“I’m anxious/worried/overwhelmed with [boyfriend/girlfriend/friend group/class/test]!”
Every parent of a teen has heard this at one point or another.
Test Anxiety Strategies
As a high school educator, I hear this daily. Overwhelmed with stress, many teens do not seem to have any mechanisms to cope. Aside from the enormity of state test pressure and rigorous college admissions, teens are also constantly inundated with social media. The pressures that impact modern teenagers were not around for their parents—or for most educators.
However, there are ways to help teens manage stress. And the good news: these strategies can be used throughout the rest of their lives.
Let’s look at test anxiety, which is a growing problem for students. In Ohio, there are now three major standardized tests that are year-end grade promotion requirements. While teachers do their best to prepare their students, the pressure on everyone involved is out of control. It starts in elementary school and is well-cemented by high school causing great anxiety across the board.
I have found that a few mindfulness strategies can ease student, teacher, and parent stress—because when a teen is stressed, so are you.
Mindfulness is the practice of being aware of one’s own body and feelings in the present moment. When students can recognize their stress and stop to breathe, it allows them to refocus on the task at hand. It’s like a stress ball for their brains.

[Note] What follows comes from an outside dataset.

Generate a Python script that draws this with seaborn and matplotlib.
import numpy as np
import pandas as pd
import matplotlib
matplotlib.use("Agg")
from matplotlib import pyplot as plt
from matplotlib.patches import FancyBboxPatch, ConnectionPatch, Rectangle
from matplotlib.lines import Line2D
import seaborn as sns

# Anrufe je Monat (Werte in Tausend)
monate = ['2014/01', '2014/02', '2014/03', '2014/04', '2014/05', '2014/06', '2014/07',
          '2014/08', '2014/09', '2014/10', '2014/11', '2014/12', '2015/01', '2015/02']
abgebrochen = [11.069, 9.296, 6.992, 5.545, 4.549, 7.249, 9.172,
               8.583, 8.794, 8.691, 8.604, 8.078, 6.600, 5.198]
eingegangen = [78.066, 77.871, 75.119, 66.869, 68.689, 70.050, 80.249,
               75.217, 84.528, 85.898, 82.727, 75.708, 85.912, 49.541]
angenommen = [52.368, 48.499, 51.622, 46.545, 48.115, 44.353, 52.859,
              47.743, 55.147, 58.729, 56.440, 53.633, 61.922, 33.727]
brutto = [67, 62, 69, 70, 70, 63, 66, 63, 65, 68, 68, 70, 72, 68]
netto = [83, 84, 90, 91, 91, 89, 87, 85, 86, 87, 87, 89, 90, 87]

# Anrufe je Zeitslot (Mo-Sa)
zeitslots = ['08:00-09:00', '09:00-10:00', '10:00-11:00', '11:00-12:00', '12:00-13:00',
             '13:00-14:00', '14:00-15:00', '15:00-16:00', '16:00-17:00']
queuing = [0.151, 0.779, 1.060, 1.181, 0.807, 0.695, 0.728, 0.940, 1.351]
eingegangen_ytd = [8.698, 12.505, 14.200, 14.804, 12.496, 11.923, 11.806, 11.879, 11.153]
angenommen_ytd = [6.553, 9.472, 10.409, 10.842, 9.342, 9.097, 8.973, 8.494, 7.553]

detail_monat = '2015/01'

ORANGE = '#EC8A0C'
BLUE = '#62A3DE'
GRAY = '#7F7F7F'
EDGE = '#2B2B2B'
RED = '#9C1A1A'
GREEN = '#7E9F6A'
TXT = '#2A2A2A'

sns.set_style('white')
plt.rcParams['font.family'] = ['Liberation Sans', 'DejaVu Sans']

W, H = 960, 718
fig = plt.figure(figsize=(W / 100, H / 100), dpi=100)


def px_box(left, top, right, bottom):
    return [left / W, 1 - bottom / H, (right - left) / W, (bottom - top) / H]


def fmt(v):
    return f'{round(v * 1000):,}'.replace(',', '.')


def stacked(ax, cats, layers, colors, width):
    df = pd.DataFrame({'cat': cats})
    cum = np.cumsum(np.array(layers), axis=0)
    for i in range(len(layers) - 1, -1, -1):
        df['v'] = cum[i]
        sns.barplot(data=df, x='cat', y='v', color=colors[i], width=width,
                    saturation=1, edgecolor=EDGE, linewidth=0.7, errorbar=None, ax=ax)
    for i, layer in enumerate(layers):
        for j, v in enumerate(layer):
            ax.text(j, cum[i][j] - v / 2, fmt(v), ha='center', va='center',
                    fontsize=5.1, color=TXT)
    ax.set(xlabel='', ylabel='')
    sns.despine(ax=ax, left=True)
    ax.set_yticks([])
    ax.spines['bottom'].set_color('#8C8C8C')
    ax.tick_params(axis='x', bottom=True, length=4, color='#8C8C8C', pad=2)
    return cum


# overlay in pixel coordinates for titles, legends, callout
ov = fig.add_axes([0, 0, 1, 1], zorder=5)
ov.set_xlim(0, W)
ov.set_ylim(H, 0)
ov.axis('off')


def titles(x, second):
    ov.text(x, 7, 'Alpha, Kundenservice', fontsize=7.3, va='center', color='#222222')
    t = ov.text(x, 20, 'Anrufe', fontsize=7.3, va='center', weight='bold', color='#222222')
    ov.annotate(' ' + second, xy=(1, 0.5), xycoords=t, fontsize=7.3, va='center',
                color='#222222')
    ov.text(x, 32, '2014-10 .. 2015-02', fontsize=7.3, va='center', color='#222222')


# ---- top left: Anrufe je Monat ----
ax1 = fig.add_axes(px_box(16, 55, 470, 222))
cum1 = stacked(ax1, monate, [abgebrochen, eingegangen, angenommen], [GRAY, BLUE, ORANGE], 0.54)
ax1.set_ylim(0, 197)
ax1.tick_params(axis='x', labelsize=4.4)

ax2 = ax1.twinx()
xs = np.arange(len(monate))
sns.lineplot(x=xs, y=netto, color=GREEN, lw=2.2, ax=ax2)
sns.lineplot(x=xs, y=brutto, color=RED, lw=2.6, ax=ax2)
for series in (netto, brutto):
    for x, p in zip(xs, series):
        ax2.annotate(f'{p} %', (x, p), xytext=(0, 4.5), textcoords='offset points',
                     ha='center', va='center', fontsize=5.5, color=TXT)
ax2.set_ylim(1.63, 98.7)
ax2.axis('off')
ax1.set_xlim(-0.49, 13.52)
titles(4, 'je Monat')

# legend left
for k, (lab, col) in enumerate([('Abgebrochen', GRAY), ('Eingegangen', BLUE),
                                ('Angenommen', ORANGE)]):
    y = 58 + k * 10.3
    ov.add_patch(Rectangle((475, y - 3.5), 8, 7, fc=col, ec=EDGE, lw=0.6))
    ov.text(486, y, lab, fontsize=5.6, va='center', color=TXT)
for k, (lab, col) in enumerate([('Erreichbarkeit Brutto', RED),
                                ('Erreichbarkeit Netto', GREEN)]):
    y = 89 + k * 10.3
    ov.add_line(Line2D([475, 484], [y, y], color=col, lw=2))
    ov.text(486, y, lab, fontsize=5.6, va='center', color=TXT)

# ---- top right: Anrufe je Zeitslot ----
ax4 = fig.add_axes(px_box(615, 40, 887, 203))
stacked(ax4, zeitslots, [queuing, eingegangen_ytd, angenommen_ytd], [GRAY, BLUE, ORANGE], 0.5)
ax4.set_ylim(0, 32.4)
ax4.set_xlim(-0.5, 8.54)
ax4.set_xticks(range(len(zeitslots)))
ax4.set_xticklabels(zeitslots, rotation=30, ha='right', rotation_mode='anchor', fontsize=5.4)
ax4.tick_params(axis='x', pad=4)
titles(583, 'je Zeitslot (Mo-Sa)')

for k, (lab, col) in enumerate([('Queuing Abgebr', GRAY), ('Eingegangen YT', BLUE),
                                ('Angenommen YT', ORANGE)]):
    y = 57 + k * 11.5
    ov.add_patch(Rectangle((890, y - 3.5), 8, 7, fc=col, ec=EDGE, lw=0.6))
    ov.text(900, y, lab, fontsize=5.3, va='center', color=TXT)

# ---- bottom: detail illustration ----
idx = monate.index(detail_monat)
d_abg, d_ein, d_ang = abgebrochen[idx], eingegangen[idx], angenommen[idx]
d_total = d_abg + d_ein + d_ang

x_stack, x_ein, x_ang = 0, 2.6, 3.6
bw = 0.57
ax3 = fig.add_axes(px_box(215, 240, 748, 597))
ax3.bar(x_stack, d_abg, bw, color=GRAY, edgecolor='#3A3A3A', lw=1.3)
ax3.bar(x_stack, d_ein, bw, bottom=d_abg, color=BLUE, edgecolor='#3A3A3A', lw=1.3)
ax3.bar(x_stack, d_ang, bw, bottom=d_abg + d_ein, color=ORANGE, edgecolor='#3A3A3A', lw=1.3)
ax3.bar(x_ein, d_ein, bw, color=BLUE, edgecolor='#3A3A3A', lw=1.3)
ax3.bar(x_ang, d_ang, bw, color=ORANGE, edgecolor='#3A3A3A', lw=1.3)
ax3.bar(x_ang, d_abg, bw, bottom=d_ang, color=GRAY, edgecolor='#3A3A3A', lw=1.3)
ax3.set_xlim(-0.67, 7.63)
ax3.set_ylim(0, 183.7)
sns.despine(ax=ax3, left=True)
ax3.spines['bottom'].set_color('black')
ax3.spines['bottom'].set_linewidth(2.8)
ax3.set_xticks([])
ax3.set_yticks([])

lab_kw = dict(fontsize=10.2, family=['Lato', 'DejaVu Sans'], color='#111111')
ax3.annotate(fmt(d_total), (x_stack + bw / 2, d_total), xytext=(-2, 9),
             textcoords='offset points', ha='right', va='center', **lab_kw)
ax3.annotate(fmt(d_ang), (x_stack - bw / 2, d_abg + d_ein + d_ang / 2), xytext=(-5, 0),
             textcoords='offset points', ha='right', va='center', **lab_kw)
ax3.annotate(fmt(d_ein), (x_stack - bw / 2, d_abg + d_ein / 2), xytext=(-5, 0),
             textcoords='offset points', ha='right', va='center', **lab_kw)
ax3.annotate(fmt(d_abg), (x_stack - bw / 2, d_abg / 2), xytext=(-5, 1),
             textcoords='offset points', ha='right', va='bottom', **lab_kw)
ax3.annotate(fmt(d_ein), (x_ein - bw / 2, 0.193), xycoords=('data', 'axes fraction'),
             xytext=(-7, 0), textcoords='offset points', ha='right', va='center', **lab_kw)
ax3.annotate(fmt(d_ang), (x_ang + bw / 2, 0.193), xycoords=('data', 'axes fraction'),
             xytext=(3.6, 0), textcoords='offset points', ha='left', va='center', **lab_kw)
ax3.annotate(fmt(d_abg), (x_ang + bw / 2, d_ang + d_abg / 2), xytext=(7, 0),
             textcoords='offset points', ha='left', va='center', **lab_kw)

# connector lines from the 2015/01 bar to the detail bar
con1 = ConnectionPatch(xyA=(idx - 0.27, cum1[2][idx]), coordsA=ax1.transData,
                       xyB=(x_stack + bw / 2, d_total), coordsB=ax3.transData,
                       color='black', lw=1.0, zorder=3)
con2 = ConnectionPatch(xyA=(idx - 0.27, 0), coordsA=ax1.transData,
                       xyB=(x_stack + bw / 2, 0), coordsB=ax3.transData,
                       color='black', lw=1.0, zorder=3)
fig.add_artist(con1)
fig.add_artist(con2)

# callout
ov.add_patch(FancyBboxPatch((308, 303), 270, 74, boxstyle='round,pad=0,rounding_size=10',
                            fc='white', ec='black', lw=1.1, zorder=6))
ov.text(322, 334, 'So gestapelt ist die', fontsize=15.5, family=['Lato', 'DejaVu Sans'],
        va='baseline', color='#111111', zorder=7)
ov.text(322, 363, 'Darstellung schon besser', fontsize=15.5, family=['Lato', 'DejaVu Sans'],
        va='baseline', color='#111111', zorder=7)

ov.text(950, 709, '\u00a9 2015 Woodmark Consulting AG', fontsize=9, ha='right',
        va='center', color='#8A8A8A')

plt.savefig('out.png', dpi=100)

The response to anxiety of any kind is the same as the fear response to danger: student’s blood pressure and heart rate increases and their breathing quickens. If one is in a state of fight or flight, how can he concentrate on a test or other problem?
A simple mindful breathing exercise brings the student back to the present moment to focus. But with all the noise and distractions teens face at school, how can they use mindfulness?
It’s easier than you think. Before a test, suggest to your student to sit with feet flat on the floor, shoulders rolled back, and chest lifted. Breathe in through the nose and out through the mouth slowly. Focus only on the breath. Do this for as long as needed, but even just one minute reduces blood pressure, lowers the heart rate, and slows breathing. Students can then come back to the test with a calm and open mind.
Coping With Stress
Teens also can use these strategies in their relationships with peers, significant others, and family members—and parents may find these strategies useful when negotiating with their child. When students can use these mindfulness strategies in their everyday lives, they are more calm, relaxed, and prepared to learn at school and cope with problems that come their way.
The teen years are tumultuous as they navigate various relationships and the drama that arises. While the age of technology has increased our “connections,” the ability to work things out face to face or walk away and take a breather from a situation, is almost non-existent. When we’re always connected, we lose the ability to connect to the most important person: ourselves.
Technology has been part of our teen’s lives since birth, and it can create a disconnect between parent and child. As adults, we must refrain from a comparison between “us” and “them.” Instead, mindfulness can make teens—and parents, educators, and administrators—more aware of how we feel. When we understand our feelings, we can focus better and are more likely to handle challenges calmly and rationally.
While mindfulness can be started during the toddler years, it is never too late to begin using the practice. Mindfulness is used to helped chronic pain sufferers, bullied kids, cancer patients, prisoners, powerful CEOs, and now teens in the classroom. The strategies are not new–mindfulness has been around for thousands of years–but the impact of their applications continues today.
As an educator and a parent, I find mindfulness invaluable as I’ve seen the positive impact first-hand for my students, my children, and myself.